(AVAILABLE DATA)
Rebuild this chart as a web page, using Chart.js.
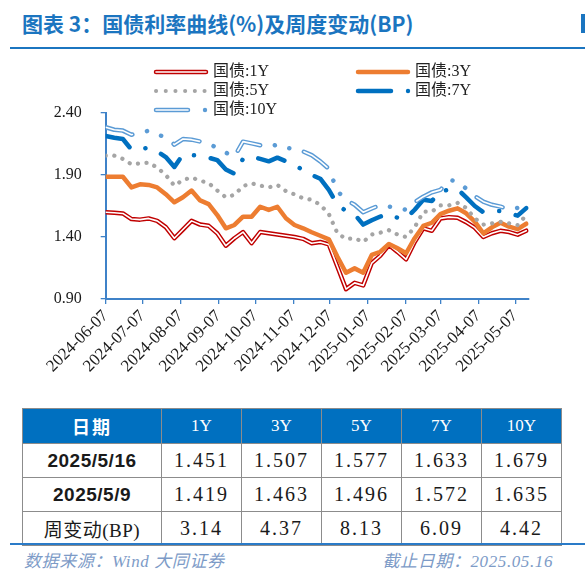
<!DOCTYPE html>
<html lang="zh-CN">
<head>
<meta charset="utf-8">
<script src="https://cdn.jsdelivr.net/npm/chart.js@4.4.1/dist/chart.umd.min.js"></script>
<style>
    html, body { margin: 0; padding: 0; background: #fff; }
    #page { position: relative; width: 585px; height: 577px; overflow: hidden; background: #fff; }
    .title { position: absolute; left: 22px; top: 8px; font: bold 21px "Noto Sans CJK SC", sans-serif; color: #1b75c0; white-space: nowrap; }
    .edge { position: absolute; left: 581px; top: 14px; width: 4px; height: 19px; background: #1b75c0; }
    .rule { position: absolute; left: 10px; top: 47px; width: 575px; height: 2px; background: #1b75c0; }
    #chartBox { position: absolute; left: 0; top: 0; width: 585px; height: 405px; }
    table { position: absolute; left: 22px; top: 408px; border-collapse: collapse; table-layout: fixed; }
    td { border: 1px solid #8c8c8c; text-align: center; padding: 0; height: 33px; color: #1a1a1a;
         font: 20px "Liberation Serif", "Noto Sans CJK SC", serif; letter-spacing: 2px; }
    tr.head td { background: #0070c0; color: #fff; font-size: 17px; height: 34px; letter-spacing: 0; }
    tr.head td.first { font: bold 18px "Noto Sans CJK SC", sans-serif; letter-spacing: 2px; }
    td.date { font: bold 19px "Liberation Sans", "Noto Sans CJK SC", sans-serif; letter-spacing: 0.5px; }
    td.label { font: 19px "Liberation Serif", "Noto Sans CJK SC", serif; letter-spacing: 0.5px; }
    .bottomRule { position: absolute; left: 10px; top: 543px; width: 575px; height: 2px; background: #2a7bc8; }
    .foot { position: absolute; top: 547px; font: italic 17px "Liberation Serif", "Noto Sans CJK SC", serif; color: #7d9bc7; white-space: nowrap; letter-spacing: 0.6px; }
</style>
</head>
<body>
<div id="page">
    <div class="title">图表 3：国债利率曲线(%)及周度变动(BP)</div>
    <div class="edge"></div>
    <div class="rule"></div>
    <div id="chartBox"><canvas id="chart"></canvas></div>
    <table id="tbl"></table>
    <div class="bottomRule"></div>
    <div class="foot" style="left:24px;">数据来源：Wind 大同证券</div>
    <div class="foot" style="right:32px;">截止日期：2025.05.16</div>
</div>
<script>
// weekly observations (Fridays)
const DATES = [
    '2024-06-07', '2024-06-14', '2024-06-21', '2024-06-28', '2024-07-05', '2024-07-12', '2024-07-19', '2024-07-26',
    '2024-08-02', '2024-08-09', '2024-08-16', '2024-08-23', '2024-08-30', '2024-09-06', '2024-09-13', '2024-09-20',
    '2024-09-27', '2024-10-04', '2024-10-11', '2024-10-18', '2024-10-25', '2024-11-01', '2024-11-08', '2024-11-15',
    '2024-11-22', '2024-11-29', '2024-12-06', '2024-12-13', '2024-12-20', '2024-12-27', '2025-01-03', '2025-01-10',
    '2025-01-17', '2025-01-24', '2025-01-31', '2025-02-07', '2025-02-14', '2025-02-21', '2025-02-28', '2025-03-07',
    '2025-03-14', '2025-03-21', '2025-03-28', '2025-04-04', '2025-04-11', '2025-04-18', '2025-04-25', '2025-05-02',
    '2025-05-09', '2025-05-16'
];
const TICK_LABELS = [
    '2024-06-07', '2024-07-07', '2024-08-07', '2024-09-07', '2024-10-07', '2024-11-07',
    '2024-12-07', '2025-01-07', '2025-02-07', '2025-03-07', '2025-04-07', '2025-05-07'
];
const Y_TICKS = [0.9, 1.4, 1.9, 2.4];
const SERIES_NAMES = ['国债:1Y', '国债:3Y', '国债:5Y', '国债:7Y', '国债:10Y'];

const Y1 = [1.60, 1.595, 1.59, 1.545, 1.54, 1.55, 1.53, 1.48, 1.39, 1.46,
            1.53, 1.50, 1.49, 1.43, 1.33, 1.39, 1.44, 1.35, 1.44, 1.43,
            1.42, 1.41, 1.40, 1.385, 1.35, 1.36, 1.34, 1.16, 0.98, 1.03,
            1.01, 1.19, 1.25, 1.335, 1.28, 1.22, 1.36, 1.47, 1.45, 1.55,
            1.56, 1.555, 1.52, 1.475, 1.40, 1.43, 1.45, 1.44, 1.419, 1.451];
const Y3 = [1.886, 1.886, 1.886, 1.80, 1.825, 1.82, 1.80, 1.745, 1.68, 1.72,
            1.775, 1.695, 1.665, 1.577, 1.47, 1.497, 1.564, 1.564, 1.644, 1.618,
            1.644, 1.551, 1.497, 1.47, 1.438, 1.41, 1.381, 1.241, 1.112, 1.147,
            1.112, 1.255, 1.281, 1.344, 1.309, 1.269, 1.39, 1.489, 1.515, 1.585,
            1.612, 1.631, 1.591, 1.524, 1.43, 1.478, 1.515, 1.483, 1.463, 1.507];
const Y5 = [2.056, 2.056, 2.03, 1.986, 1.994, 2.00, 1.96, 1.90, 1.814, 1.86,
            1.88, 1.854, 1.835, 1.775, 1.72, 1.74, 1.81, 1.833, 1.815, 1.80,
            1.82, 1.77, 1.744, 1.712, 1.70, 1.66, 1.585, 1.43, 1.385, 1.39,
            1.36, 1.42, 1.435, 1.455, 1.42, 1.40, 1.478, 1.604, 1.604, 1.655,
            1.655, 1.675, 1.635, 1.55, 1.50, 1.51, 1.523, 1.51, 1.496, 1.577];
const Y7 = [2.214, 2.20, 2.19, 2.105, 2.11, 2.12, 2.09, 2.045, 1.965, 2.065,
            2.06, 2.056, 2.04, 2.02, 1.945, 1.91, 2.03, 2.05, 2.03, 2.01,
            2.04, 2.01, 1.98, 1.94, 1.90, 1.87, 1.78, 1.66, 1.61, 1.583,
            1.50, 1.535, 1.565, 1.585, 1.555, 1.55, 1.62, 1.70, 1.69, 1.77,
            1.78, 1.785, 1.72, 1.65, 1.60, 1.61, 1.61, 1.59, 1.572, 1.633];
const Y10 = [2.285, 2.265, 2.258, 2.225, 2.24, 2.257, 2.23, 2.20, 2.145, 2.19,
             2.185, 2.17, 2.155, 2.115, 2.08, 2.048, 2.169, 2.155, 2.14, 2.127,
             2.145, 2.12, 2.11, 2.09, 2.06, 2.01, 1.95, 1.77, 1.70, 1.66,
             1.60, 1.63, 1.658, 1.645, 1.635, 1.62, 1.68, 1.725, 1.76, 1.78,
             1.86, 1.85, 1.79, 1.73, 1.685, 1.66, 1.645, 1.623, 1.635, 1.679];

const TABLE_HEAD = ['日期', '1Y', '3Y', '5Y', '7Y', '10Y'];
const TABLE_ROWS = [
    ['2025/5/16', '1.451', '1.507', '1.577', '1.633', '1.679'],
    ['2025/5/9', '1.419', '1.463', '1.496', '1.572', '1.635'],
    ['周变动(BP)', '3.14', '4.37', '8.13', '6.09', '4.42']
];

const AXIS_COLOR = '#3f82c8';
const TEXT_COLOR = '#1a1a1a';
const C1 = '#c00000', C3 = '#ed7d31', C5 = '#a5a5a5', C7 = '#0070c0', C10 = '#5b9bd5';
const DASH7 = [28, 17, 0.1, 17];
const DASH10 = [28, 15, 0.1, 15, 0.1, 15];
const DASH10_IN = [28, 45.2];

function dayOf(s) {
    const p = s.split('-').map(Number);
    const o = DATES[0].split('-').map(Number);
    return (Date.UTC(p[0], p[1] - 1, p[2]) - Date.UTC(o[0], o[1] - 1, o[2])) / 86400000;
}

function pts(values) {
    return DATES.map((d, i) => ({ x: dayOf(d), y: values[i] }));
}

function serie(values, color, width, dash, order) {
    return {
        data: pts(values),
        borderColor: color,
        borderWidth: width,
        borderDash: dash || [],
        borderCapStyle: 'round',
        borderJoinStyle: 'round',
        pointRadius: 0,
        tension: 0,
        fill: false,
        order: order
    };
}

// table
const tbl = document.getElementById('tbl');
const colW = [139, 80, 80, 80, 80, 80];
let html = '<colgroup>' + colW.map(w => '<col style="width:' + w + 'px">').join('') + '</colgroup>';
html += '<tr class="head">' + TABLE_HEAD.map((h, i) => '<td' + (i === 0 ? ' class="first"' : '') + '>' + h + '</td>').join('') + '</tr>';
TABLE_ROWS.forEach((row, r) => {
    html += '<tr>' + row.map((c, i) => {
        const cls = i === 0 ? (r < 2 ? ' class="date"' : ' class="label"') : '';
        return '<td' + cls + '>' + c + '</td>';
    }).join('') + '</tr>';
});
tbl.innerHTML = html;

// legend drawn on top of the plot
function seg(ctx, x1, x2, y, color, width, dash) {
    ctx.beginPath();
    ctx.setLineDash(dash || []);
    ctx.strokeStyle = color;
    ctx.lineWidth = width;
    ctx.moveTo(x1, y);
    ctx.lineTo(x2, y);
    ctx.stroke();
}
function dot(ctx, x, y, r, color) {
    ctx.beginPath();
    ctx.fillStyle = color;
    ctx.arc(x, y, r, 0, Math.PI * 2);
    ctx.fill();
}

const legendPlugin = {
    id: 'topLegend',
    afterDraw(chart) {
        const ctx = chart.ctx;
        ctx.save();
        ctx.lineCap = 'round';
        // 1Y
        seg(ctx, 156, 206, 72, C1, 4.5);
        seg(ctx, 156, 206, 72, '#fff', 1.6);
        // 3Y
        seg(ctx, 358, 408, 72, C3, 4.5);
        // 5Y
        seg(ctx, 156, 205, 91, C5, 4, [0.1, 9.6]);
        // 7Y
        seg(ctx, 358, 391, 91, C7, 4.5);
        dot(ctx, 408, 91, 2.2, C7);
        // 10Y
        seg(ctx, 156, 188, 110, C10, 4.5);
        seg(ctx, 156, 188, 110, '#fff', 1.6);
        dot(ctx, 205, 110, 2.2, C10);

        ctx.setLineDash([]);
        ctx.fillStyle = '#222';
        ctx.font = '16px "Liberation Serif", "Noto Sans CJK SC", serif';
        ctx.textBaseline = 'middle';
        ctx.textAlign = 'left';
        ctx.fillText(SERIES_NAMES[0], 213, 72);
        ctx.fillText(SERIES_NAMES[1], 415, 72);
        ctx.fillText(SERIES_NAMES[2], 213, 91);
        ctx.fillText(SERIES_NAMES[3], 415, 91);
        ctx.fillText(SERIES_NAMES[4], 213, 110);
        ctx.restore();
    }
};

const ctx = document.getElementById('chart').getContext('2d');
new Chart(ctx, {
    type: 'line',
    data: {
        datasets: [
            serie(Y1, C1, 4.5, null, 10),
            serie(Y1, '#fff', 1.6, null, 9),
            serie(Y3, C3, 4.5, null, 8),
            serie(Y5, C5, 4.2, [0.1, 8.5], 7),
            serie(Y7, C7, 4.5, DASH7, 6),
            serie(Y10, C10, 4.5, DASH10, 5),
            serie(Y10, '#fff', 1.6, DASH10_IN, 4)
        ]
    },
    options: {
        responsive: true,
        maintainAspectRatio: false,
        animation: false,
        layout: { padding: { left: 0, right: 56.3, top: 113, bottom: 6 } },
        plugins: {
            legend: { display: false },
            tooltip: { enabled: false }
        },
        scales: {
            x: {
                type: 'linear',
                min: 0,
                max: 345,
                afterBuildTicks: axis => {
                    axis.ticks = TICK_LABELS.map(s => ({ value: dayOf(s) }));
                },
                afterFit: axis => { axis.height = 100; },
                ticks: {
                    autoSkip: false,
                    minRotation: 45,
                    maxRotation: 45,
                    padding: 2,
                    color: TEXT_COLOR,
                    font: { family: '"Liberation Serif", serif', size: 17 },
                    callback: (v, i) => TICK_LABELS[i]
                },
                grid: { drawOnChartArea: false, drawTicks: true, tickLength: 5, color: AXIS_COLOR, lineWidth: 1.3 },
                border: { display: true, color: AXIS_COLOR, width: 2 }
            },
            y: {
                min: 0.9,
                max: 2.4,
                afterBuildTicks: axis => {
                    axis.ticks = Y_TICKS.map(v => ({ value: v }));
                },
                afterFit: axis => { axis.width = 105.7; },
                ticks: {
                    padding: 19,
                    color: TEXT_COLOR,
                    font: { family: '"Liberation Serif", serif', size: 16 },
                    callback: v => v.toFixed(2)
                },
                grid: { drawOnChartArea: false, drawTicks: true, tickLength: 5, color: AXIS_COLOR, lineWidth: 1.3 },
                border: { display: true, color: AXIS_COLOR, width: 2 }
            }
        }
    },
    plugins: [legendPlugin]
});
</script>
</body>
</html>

--

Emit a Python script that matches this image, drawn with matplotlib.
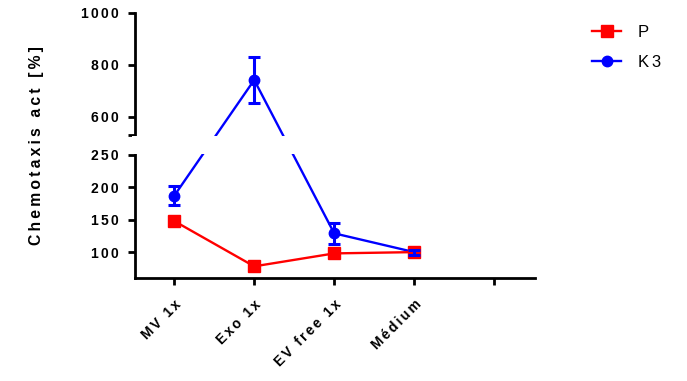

(OBJECTIVE)
Copy out each line of the entries that holds "drawn".

(SOLUTION TO THE PROBLEM)
// legend drawn on top of the plot
Emit a Python script that matches this image, drawn with matplotlib.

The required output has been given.